Despite the horrible failure of the supper there was still a glimmer of hope. I could get as grubby and grimy as I wished without having an excuse, such as a trail ride. I hate shaving. It’s a nuisance. I wouldn’t have to comb my hair or take a bath. Hey, it didn’t seem like such a bad deal after all. I’m really a slob at heart, as most of you know.

But you know, I do like to go to the toilet. Things went fine during the first flush but after that the situation stunk.

I was forced to melt ice cubes to give the dog water. I brushed my teeth with beer (this is something I don’t recommend, even for a beer lover like myself). I even had to force down a glass of milk to kill my thirst because I was so full of beer I couldn’t have forced down another drop.

Good Lord! My plants are watered every Sunday and they would surely die without water — and they certainly would because I wasn’t going to give them any of my beer.

The pots and pans from my cooking built up on the sink and I couldn’t even rinse them out. It meant they were going to be five times as tough to wash. But artistically they looked pretty good. I’ve never seen such beautiful hues of green and brown in a pan.

However, before disaster struck the water main was repaired and that lovely water began flowing through the tap with great spits and spurts. I was glad to get the water again, but it meant a lot of work. Now I’d have to wash dishes, clean up after the dog, scrub the floors and wash myself. I don’t know which situation is worse.

—000—

This comes from the RFD Philosopher’s column, which appears in the Washburn Leader:

It’s puzzling. Sometimes Congress can see the light, sometimes it can’t.

For example, take the national debt ceiling. There’s a law prohibiting the Federal Treasury Department from spending above that ceiling, which now stands at 700 billion dollars. When you hit that ceiling, stop, the law says.

But the Treasury Department says it can’t stop, it’s got to spend 75 billion more than that to keep the wheels turning. Do you think Congress flees from this problem? You think it tells the Treasury "that’s the law, abide by it"? Not at all. It recognizes its duty when it sees it, wrestles with the problem and comes up with the

answer: raise the debt ceiling. Over the past decade Congress has solved this problem over and over again, raising the ceiling every time the Treasury Department says it’s got to have more money, if you want to call it that.

Now the puzzling thing is that Congress has a similar problem and can’t figure out what to do about it. It’s the miles per gallon car problem.

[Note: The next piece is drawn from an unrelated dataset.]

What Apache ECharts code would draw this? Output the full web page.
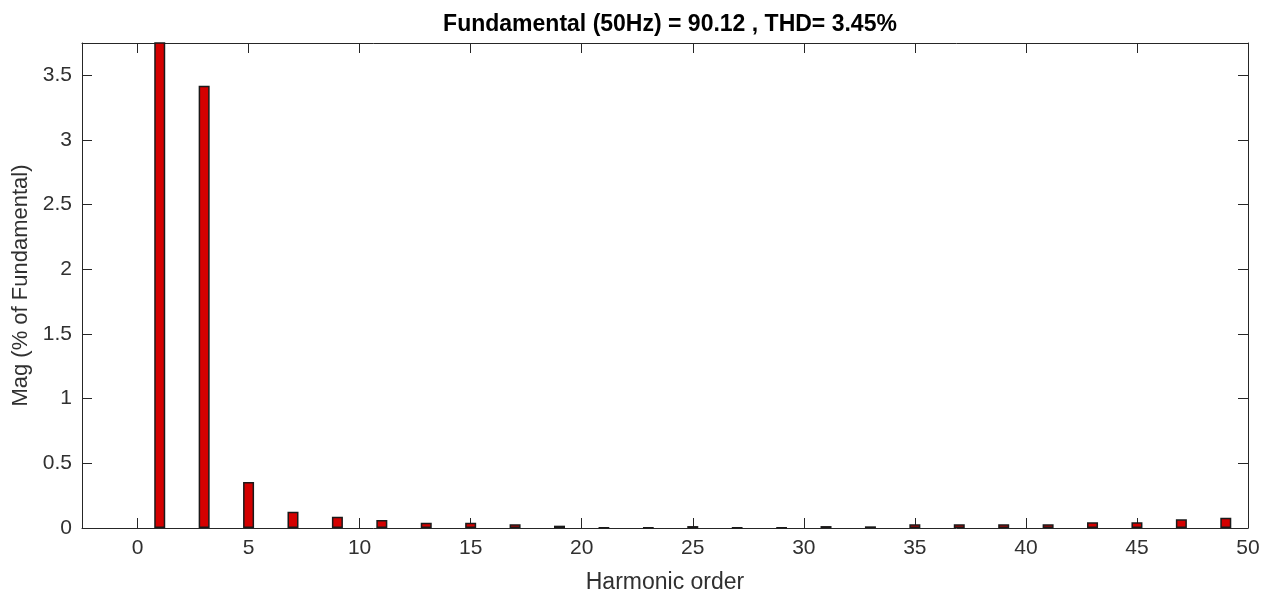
<!DOCTYPE html>
<html>
<head>
<meta charset="utf-8">
<script src="https://cdn.jsdelivr.net/npm/echarts@6/dist/echarts.min.js"></script>
<style>
  html, body { margin: 0; padding: 0; background: #fff; }
  #chart { width: 1274px; height: 596px; }
</style>
</head>
<body>
<div id="chart"></div>
<script>
// harmonic order (odd harmonics) and magnitude in % of fundamental
var harmonicOrder = [1, 3, 5, 7, 9, 11, 13, 15, 17, 19, 21, 23, 25, 27, 29, 31, 33, 35, 37, 39, 41, 43, 45, 47, 49];
var magnitude = [100, 3.42, 0.355, 0.126, 0.087, 0.062, 0.041, 0.041, 0.029, 0.018, 0.002, 0.002, 0.015, 0.002, 0.002,
  0.015, 0.013, 0.029, 0.029, 0.029, 0.029, 0.044, 0.044, 0.067, 0.08];
var xTicks = [0, 5, 10, 15, 20, 25, 30, 35, 40, 45, 50];
var yTicks = [0, 0.5, 1, 1.5, 2, 2.5, 3, 3.5];
var titleText = 'Fundamental (50Hz) = 90.12 , THD= 3.45%';

var axisColor = '#262626';
var textColor = '#303030';
var font = 'Liberation Sans, Arial, sans-serif';

var barData = harmonicOrder.map(function (h, i) { return [h, magnitude[i]]; });

var chart = echarts.init(document.getElementById('chart'));
var option = {
  animation: false,
  title: {
    text: titleText,
    left: 665,
    textAlign: 'center',
    top: 8,
    textStyle: { fontFamily: font, fontSize: 23, fontWeight: 'bold', color: '#000' }
  },
  grid: { left: 82, right: 26, top: 43, bottom: 68, containLabel: false, outerBoundsMode: 'none' },
  xAxis: [
    {
      type: 'value',
      min: -2.5,
      max: 50,
      name: 'Harmonic order',
      nameLocation: 'middle',
      nameGap: 43,
      nameTextStyle: { fontFamily: font, fontSize: 23, color: textColor },
      axisLine: { show: true, onZero: false, lineStyle: { color: axisColor, width: 1 } },
      axisTick: { show: true, inside: true, length: 10, customValues: xTicks, lineStyle: { color: axisColor } },
      axisLabel: { fontFamily: font, fontSize: 21, color: textColor, margin: 10, customValues: xTicks },
      splitLine: { show: false }
    },
    {
      type: 'value',
      position: 'top',
      min: -2.5,
      max: 50,
      axisLine: { show: true, onZero: false, lineStyle: { color: axisColor, width: 1 } },
      axisTick: { show: true, inside: true, length: 10, customValues: xTicks, lineStyle: { color: axisColor } },
      axisLabel: { show: false },
      splitLine: { show: false }
    }
  ],
  yAxis: [
    {
      type: 'value',
      min: 0,
      max: 3.75,
      name: 'Mag (% of Fundamental)',
      nameLocation: 'middle',
      nameGap: 44,
      nameTextStyle: { fontFamily: font, fontSize: 22, color: textColor },
      axisLine: { show: true, onZero: false, lineStyle: { color: axisColor, width: 1 } },
      axisTick: { show: true, inside: true, length: 10, customValues: yTicks, lineStyle: { color: axisColor } },
      axisLabel: { fontFamily: font, fontSize: 21, color: textColor, margin: 10, customValues: yTicks },
      splitLine: { show: false }
    },
    {
      type: 'value',
      position: 'right',
      min: 0,
      max: 3.75,
      axisLine: { show: true, onZero: false, lineStyle: { color: axisColor, width: 1 } },
      axisTick: { show: true, inside: true, length: 10, customValues: yTicks, lineStyle: { color: axisColor } },
      axisLabel: { show: false },
      splitLine: { show: false }
    }
  ],
  series: [
    {
      type: 'bar',
      xAxisIndex: 0,
      yAxisIndex: 0,
      data: barData,
      barWidth: 11,
      clip: true,
      itemStyle: { color: '#d40000', borderColor: '#1a1a1a', borderWidth: 1.5 }
    }
  ]
};
chart.setOption(option);
</script>
</body>
</html>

Congress wants the car manufacturers to produce by 1978 cars that get more miles per gallon and the car makers say they can’t do it by then and still meet the anti-pollution standards being demanded.

The answer is staring Congress in the face and its members can’t see it.

There are two obvious means of getting the car companies to produce cars that’ll get 30 miles per gallon or more in all makes and models.

And they wouldn’t have to wait until 1978; they could do it tomorrow.

All Congress has to do is (1) shorten the length of a mile or (2) increase the size of a gallon.

Any Congressman who can’t see that needs a vacation.